Bagaimana seorang buddhis berjuang dalam hidup saat ini sebagai manusia? Bagaimanakah seorang buddhis mempertahankan kebahagiaannya saat ini sebagai manusia? Bagaimanakah seorang buddhis menyikapi warisan Kamma yang tiada bisa diketahui atau dimengerti sebagai manusia?
Jawabannya lagi-lagi kita ikuti teladan dari Sang Buddha Gautama yang setelah mengalami enam tahun sengsara karena bersikukuh memerangi penderitaan mendapat inspirasi dari pengamen yang lewat.
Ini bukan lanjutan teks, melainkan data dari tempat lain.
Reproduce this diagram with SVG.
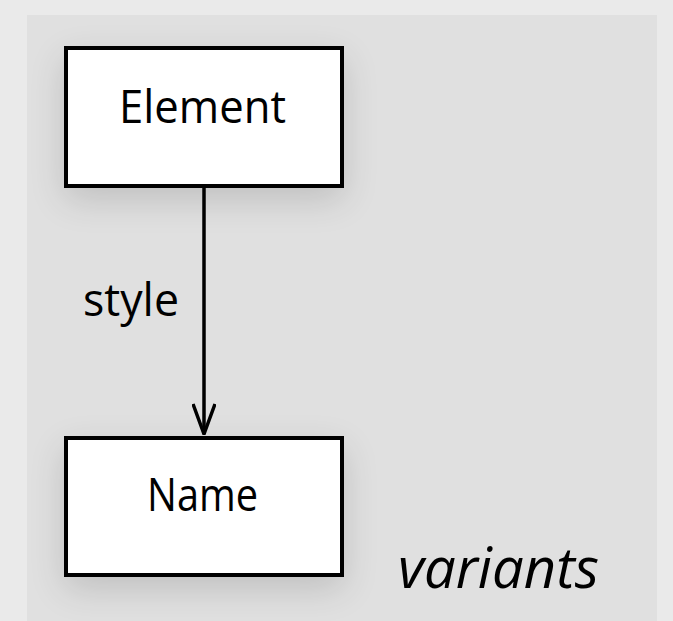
<svg xmlns="http://www.w3.org/2000/svg" width="673" height="621" viewBox="0 0 673 621">
  <defs>
    <filter id="shadow" x="-40%" y="-40%" width="180%" height="200%">
      <feGaussianBlur in="SourceAlpha" stdDeviation="18"/>
      <feOffset dx="0" dy="12" result="b"/>
      <feComponentTransfer><feFuncA type="linear" slope="0.15"/></feComponentTransfer>
      <feMerge><feMergeNode/><feMergeNode in="SourceGraphic"/></feMerge>
    </filter>
    <marker id="arrow" viewBox="0 0 32 24" refX="31" refY="12" markerWidth="32" markerHeight="24" markerUnits="userSpaceOnUse" orient="auto">
      <path d="M1,1 L31,12 L1,23" fill="none" stroke="#000" stroke-width="3.5"/>
    </marker>
  </defs>
  <style>
    .box { fill: #ffffff; stroke: #000000; stroke-width: 4; }
    .lbl { font-family: "Open Sans", "Noto Sans", sans-serif; font-size: 46px; fill: #000; }
    .edge { stroke: #000; stroke-width: 3.5; fill: none; }
  </style>
  <rect x="0" y="0" width="673" height="621" fill="#eaeaea"/>
  <rect x="27" y="15" width="630" height="606" fill="#e0e0e0"/>
  <g id="connectors">
    <line class="edge" x1="204" y1="187" x2="204" y2="434" marker-end="url(#arrow)"/>
    <text class="lbl" x="83" y="316" textLength="96" lengthAdjust="spacingAndGlyphs">style</text>
  </g>
  <g id="node-element">
    <rect class="box" x="66" y="48" width="276" height="138" filter="url(#shadow)"/>
    <text class="lbl" x="119" y="123" textLength="167" lengthAdjust="spacingAndGlyphs">Element</text>
  </g>
  <g id="node-name">
    <rect class="box" x="66" y="438" width="276" height="137" filter="url(#shadow)"/>
    <text class="lbl" x="147" y="511" textLength="111" lengthAdjust="spacingAndGlyphs">Name</text>
  </g>
  <text x="398" y="588" font-family="Open Sans, Noto Sans, sans-serif" font-style="italic" font-size="57" textLength="201" lengthAdjust="spacingAndGlyphs" fill="#000">variants</text>
</svg>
Bahwa gitar jika senarnya disetel terlalu kencang akan putus ketika dimainkan, tetapi jika senar disetel terlalu kendur tidak bunyi ketika dimainkan-Moderasi.
Meski setuju penerangan sempurna adalah satu-satunya jalan pembebasan, kita merawat jasmani dan mengelola rohani sebagai manusia dengan segala keduniawiannya dalam perjuangan hidup agar bisa melanjutkan perjuangan menuju pembebasan sejati itu.
Banyak tuntunan mengenai hal ini dalam Tipitaka, tapi saya menemukan Mangala Sutta sebagai manual dalam menjalani dan berjuang menyintas kehidupan yang sangat baik dan lengkap. Â Atas nama efisiensi dan efektivitas, Ijinkan saya sadur Sutta ini dalam sebuah daftar:
- Tidak bergaul dengan orang berpadangan salah (bukan sok suci, tapi berusaha moderat).
- Bertempat tinggal di tempat yang sesuai (Mungkin karena ini slogan agen properti itu-Lokasi, lokasi, lokasi).
- Berpengetahuan luas dan berketrampilan (Dhamma tidak pernah bertentangan dengan iptek-Ehipassiko).
- Terlatih baik dalam tata susila. (Jangan sampai jadi orang yg dijauhi dgn alasan nomor 1 diatas)
- Menunjang tapi tidak bergantung pada sanak keluarga.
- Bekerja dengan sungguh-sungguh. (Iyah, cari cuan karena moderat)
- Berdana. (melatih melepas bukan investasi)
- Tidak ketagihan terhadap apapun. (Apa hidup kurang Dukkha?)
- Bersyukur (rendah hati, ingat budi baik orang dan puas dengan apa yg dimiliki)
- Mudah dinasihati, meyakini Dhamma
- Bersemangat tidak hanya dalam belajar tapi juga dalam Menjalankan Dhamma.